Secretary of Homeland Security Jeh Johnson told the Senate Appropriations Committee on Thursday that immigration officials and U.S. Border Patrol agents will soon exceed their budget if the rapid influx of young Central American immigrants into the U.S. continues. According to Johnson, the tens of thousands of unaccompanied minors arriving at the border have driven up detention, transportation and overtime costs to a point well beyond sustainability, leaving officials and legislators scrambling to react.

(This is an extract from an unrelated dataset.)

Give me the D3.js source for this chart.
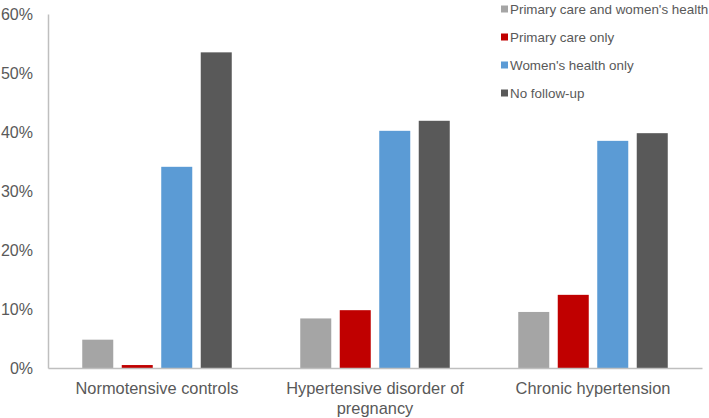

He was not ambiguous in his timeline, predicting that the Customs and Border Protection agency would be out of money by early fall, with the Immigration and Customs Enforcement agency running dry even earlier.
“At the current burn rate, ICE is going to run out of money at mid-August and we project CBP will run out of money in mid-September,” Johnson told the committee.
This announcement comes at the same moment in which President Barack Obama has asked Congress to approve $3.7 billion in emergency funding to help aid in dealing with the continued influx of unaccompanied child immigrants. More than 57,000 children have been detained crossing the border since September alone. By the end of the year that number is estimated to be north of 90,000.
Johnson urged the Senate Appropriations Committee to approve the budget, suggesting that not doing so would lead to repercussions outweighing the potential fiscal ones associated with approving Obama’s plan.
“[If the budget is not passed] We will have to go to a harsh form of reprogramming that will take money away from vital homeland security programs I’m sure members of this committee care a lot about,” Johnson warned.
On top of urging the committee to approve Obama’s request for funding, Johnson also urged lawmakers to revise a 2008 law that requires proper deportation proceedings for children whose home countries don’t border the U.S. This move comes just shortly after a lawsuit filed on behalf of several immigration reform advocacy groups earlier this week, citing lack of attorneys for children in deportation hearings as unjust.